Indias textile industry

 

Prime Minister Narendra Modi ‘Make in India’ and ‘Zero Effect; Zero Defect’ campaigns of 2014 attracted manufacturers and FDI into the country making the economy stronger. Textile industry is integrated with agricultural sector and generates many other aligned industries. Textile sector’s total production is more than $108 billion and contributes more than 5 per cent to GDP. The size is expected to touch $226 billion market by 2023 at a CAGR of 8.7 per cent.

Built on self-sustenance

Indias textile industry needs to build on its inherent strengths

 

Indian textile industry is self-sustaining as the country is capable of running the industry from raw materials  production to finished products on its own. Comprising of small-scale, medium-scale, large-scale, non-integrated, spinning, weaving, finishing, and apparel-making firms and enterprises, the textile and apparel industry is broadly divided into three segments: yarn and fibre (includes natural and man-made), mainly consists of cotton and jute. Therefore, cotton and jute sector is highly linked with textile industry. Second is processed fabrics, (including woolen textiles, silk textiles, jute textiles, cotton textiles and technical textiles). Third one is Readymade Garments (RMGs) and apparel. The unorganised sector includes handlooms, powerloom, hosiery, Knitting, readymade garments, khadi, carpet and handicrafts manufacturing units.

Surmounting challenges

The industry’s fragmented nature poses numerous challenges in the industry’s growth. Most manufacturing units have small capacities with low efficiencies, which make them globally uncompetitive. Facilities for realising the Prime Minister’s vision ‘Make in India’ with ‘Zero Effect; Zero Defect’ at each level of the value chain is absent and the cost of production and logistics is high. Moreover, scarcity of skilled manpower is a problem. And even though exports of textile and apparel products are growing it is limited to only a few markets. The EU and the US remain the major destinations with 50 per cent share of Indian export market. There are several finished goods categories such as suits, women’s western wear, intimate wear, swimwear, outerwear, etc., which has multibillion-dollar trade globally but India’s share is nominal. Also, there are several large markets like Japan, Russia, China, Brazil, South Korea, etc., where India’s share is low.

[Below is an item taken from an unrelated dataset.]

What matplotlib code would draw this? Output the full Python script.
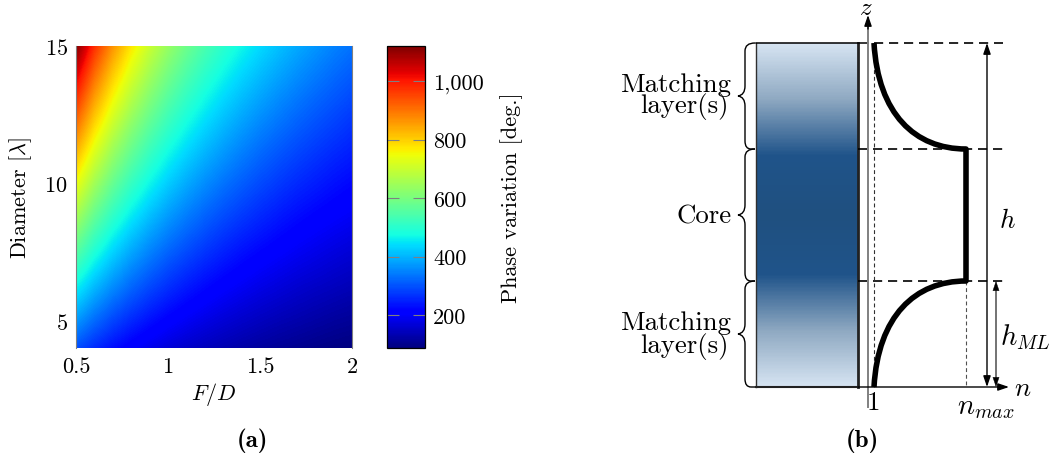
import numpy as np
import matplotlib
matplotlib.use("Agg")
import matplotlib.pyplot as plt
from matplotlib.colors import LinearSegmentedColormap
from matplotlib.patches import PathPatch
from matplotlib.path import Path

plt.rcParams["mathtext.fontset"] = "cm"
plt.rcParams["font.family"] = ["cmr10", "DejaVu Sans"]
plt.rcParams["axes.unicode_minus"] = False
plt.rcParams["axes.formatter.use_mathtext"] = True

# Estimated heatmap values (deg.) on a coarse table
fd_values = [0.5, 0.6, 0.7, 0.8, 0.9, 1.0, 1.1, 1.2, 1.3, 1.4, 1.5, 1.6, 1.7, 1.8, 1.9, 2.0]
diameter_values = [4, 5, 6, 7, 8, 9, 10, 11, 12, 13, 14, 15]
phase_d04 = [298, 261, 231, 206, 187, 170, 156, 144, 134, 125, 117, 110, 104, 98, 93, 89]
phase_d05 = [373, 326, 288, 258, 233, 212, 195, 180, 167, 156, 146, 137, 130, 123, 116, 111]
phase_d06 = [447, 391, 346, 310, 280, 255, 234, 216, 200, 187, 175, 165, 155, 147, 140, 133]
phase_d07 = [522, 456, 404, 361, 327, 297, 273, 252, 234, 218, 204, 192, 181, 172, 163, 155]
phase_d08 = [596, 521, 461, 413, 373, 340, 312, 288, 267, 249, 234, 220, 207, 196, 186, 177]
phase_d09 = [671, 586, 519, 465, 420, 382, 351, 324, 301, 281, 263, 247, 233, 221, 210, 200]
phase_d10 = [746, 652, 577, 516, 467, 425, 390, 360, 334, 312, 292, 275, 259, 246, 233, 222]
phase_d11 = [820, 717, 634, 568, 513, 467, 429, 396, 368, 343, 321, 302, 285, 270, 256, 244]
phase_d12 = [895, 782, 692, 619, 560, 510, 468, 432, 401, 374, 350, 330, 311, 295, 280, 266]
phase_d13 = [969, 847, 750, 671, 607, 552, 507, 468, 434, 405, 380, 357, 337, 319, 303, 288]
phase_d14 = [1044, 912, 807, 723, 653, 595, 546, 504, 468, 436, 409, 385, 363, 344, 326, 310]
phase_d15 = [1118, 977, 865, 774, 700, 637, 585, 540, 501, 468, 438, 412, 389, 369, 349, 333]
phase_rows = [phase_d04, phase_d05, phase_d06, phase_d07, phase_d08, phase_d09,
              phase_d10, phase_d11, phase_d12, phase_d13, phase_d14, phase_d15]

x_ticks = [0.5, 1, 1.5, 2]
x_tick_labels = ["0.5", "1", "1.5", "2"]
y_ticks = [5, 10, 15]
cbar_ticks = [200, 400, 600, 800, 1000]
cbar_tick_labels = ["200", "400", "600", "800", "1,000"]
phase_min, phase_max = 88, 1120

W, H = 1052, 464
fig = plt.figure(figsize=(W / 100, H / 100), dpi=100)


def rect(l, t, r, b):
    return [l / W, 1 - b / H, (r - l) / W, (b - t) / H]


GRAY = "#808080"
LS = 16
ax = fig.add_axes(rect(76, 47, 352, 349))
dx = fd_values[1] - fd_values[0]
dy = diameter_values[1] - diameter_values[0]
im = ax.imshow(np.array(phase_rows, dtype=float), origin="lower", aspect="auto", cmap="jet",
               vmin=phase_min, vmax=phase_max, interpolation="bilinear",
               interpolation_stage="data",
               extent=[fd_values[0] - dx / 2, fd_values[-1] + dx / 2,
                       diameter_values[0] - dy / 2, diameter_values[-1] + dy / 2])
ax.set_xlim(0.5, 2)
ax.set_ylim(4, 15)
ax.set_xticks(x_ticks, x_tick_labels)
ax.set_yticks(y_ticks)
ax.tick_params(length=0, labelsize=LS, pad=6)
for name, s in ax.spines.items():
    s.set_color(GRAY)
    s.set_linewidth(0.8)
    s.set_visible(name in ("left", "right"))
ax.set_xlabel(r"$F/D$", fontsize=LS, va="center")
ax.xaxis.set_label_coords(0.5, -0.152)
ax.set_ylabel(r"Diameter [$\lambda$]", fontsize=LS, va="center")
ax.yaxis.set_label_coords(-0.2, 0.5)

cax = fig.add_axes(rect(387, 47, 425, 349))
cb = fig.colorbar(im, cax=cax)
cb.set_ticks(cbar_ticks, labels=cbar_tick_labels)
cax.tick_params(axis="y", direction="in", left=True, right=True, length=8.5, width=0.8,
                color=GRAY, labelsize=LS, pad=6)
cb.outline.set_edgecolor("black")
cb.outline.set_linewidth(0.9)
cb.set_label("Phase variation [deg.]", fontsize=LS, va="center")
cax.yaxis.set_label_coords(3.28, 0.5)

# Schematic panel, in figure pixels
ov = fig.add_axes([0, 0, 1, 1], facecolor="none")
ov.set_xlim(0, W)
ov.set_ylim(H, 0)
ov.axis("off")

slab_left, slab_right = 756, 858
z_top, z_core_top, z_core_bottom, z_bottom = 44, 150, 282, 388
n_one, n_max = 874, 966
z_axis_x = 868
gradient_colors = ["#d6e4f2", "#8fa9c2", "#20548a", "#1f5080", "#20548a", "#8fa9c2", "#d6e4f2"]
gradient_stops = [0.0, 0.16, 0.325, 0.5, 0.675, 0.84, 1.0]

cmap_slab = LinearSegmentedColormap.from_list("slab", list(zip(gradient_stops, gradient_colors)))
ov.imshow(np.linspace(0, 1, 345).reshape(-1, 1), cmap=cmap_slab, aspect="auto",
          extent=[slab_left, slab_right, z_bottom, z_top], zorder=1, origin="upper")
ov.set_xlim(0, W)
ov.set_ylim(H, 0)

ov.plot([slab_left, slab_left], [z_top, z_bottom], color="#303030", lw=1.0, zorder=2)
ov.plot([slab_right, slab_right], [z_top, z_bottom], color="#222222", lw=2.0, zorder=2)
ov.plot([slab_left, z_axis_x], [z_top, z_top], color="black", lw=1.1, zorder=2)
ov.plot([slab_left, slab_right], [z_bottom, z_bottom], color="#222222", lw=1.5, zorder=2)

dash = (0, (5.5, 3.5))
ov.plot([n_one, 1003], [z_top, z_top], color="black", lw=1.2, ls=dash, zorder=2)
ov.plot([slab_right, 1004], [z_core_top, z_core_top], color="black", lw=1.2, ls=dash, zorder=2)
ov.plot([slab_right, 1003], [z_core_bottom, z_core_bottom], color="black", lw=1.2, ls=dash, zorder=2)
ov.plot([n_one, n_one], [z_top, z_bottom], color="#303030", lw=0.8, ls=(0, (3.5, 2.5)), zorder=2)
ov.plot([n_max, n_max], [z_core_bottom, z_bottom], color="#505050", lw=0.8, ls=(0, (3.5, 2.5)), zorder=2)

ov.plot([z_axis_x, z_axis_x], [408, 24], color=GRAY, lw=1.4, zorder=3)
arrow = dict(arrowstyle="-|>,head_length=0.5,head_width=0.17", color="black", lw=1.0,
             shrinkA=0, shrinkB=0, mutation_scale=13)
ov.annotate("", xy=(z_axis_x, 16), xytext=(z_axis_x, 30), arrowprops=arrow, zorder=4)
ov.annotate("", xy=(1009, z_bottom), xytext=(slab_right, z_bottom), arrowprops=arrow, zorder=4)
both = dict(arrow, arrowstyle="<|-|>,head_length=0.5,head_width=0.17")
ov.annotate("", xy=(987, z_top), xytext=(987, z_bottom), arrowprops=both, zorder=4)
ov.plot([996, 996], [z_core_bottom + 6, z_bottom - 6], color=GRAY, lw=1.2, zorder=3)
both_clear = dict(both, lw=0.3)
ov.annotate("", xy=(996, z_core_bottom), xytext=(996, z_bottom), arrowprops=both_clear, zorder=4)

# Refractive index profile (thick line)
profile_top = [(n_one, z_top), (878, 115), (915, z_core_top), (n_max, z_core_top)]
profile_bottom = [(n_max, z_core_bottom), (915, z_core_bottom), (878, 317), (n_one, z_bottom)]
verts = profile_top + profile_bottom
codes = [Path.MOVETO, Path.CURVE4, Path.CURVE4, Path.CURVE4,
         Path.LINETO, Path.CURVE4, Path.CURVE4, Path.CURVE4]
ov.add_patch(PathPatch(Path(verts, codes), fc="none", ec="black", lw=4.0,
                       capstyle="butt", joinstyle="round", zorder=5))


def left_brace(y0, y1, tip=738, spine=745, end=755):
    m = (y0 + y1) / 2
    v = [(end, y0), (spine, y0), (spine, y0 + 8), (spine, y0 + 12),
         (spine, m - 10), (spine, m - 1), (tip, m),
         (spine, m + 1), (spine, m + 10), (spine, y1 - 8),
         (spine, y1), (end - 4, y1), (end, y1)]
    c = [Path.MOVETO, Path.CURVE3, Path.CURVE3, Path.LINETO,
         Path.LINETO, Path.CURVE3, Path.CURVE3,
         Path.CURVE3, Path.CURVE3, Path.LINETO,
         Path.CURVE3, Path.CURVE3, Path.LINETO]
    ov.add_patch(PathPatch(Path(v, c), fc="none", ec="black", lw=1.0, zorder=2))


left_brace(z_top, z_core_top)
left_brace(z_core_top, z_core_bottom)
left_brace(z_core_bottom, z_bottom)

TS = 19.3
ov.text(731, 85, "Matching", ha="right", va="center", fontsize=TS)
ov.text(729, 107, "layer(s)", ha="right", va="center", fontsize=TS)
ov.text(732, 217, "Core", ha="right", va="center", fontsize=TS)
ov.text(731, 323, "Matching", ha="right", va="center", fontsize=TS)
ov.text(729, 347, "layer(s)", ha="right", va="center", fontsize=TS)
ov.text(866, 9, r"$z$", ha="center", va="center", fontsize=18)
ov.text(1023, 389, r"$n$", ha="center", va="center", fontsize=TS)
ov.text(873, 403, "1", ha="center", va="center", fontsize=TS)
ov.text(986, 408, r"$n_{max}$", ha="center", va="center", fontsize=20.5)
ov.text(1007, 221, r"$h$", ha="center", va="center", fontsize=TS)
ov.text(1025, 337, r"$h_{ML}$", ha="center", va="center", fontsize=20.5)
ov.text(252, 441, "(a)", ha="center", va="center", fontsize=18, family=["cmb10", "DejaVu Sans"])
ov.text(862, 441, "(b)", ha="center", va="center", fontsize=18, family=["cmb10", "DejaVu Sans"])

fig.savefig("out.png", dpi=100)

India’s basic strength is its strong production base of a wide range of fibre/yarns from natural fibres like cotton, jute, silk and wool to synthetic/man-made fibres like polyester, viscose, nylon and acrylic. Cotton production over the past few years has been unstable. Production of raw cotton in India grew from 28 million bales in FY07 to 38 million bales in FY15, but in FY16 production declined to 2.8 per cent over the FY15.

Vision for the future

India aspires to achieve 20 per cent growth in exports over the next decade. Going by calculations, achieving 15 per cent growth in exports should be feasible. In the domestic market, sustaining an annual growth rate of 12 per cent is also an achievable number. With a 12 per cent CAGR in domestic sales, the industry should reach a production level of $350 billion by 2024-25 from the current $100 billion for the domestic market. With 20 per cent CAGR in exports, India would be exporting about $300 billion of textile and apparel by 2024-25 while with the lower 15 per cent CAGR in exports, India would be exporting about $185 billion. India needs to increase its market share of 15 per cent to 20 per cent of the global textile and apparel trade from the current 5 per cent. But there are many challenges. To achieve the ambitious target, 35 million skilled workers would be required by 2024-25.

The way ahead

The textile industry in India traditionally, after agriculture, is the only industry that has generated huge employment for both skilled and unskilled laobur. But for global competitiveness, quality and productivity improvement are of utmost importance. Also, the sector needs to be made attractive enough for investors to speed up its growth rate. It needs to get $180 to $200 billion investment for achieving the production capacity of about $650 billion by 2024-25. This is a challenge. The essential prerequisites for getting investments on the scale required availability of developed land with adequate infrastructure, skilled workforce and easy connectivity to ports.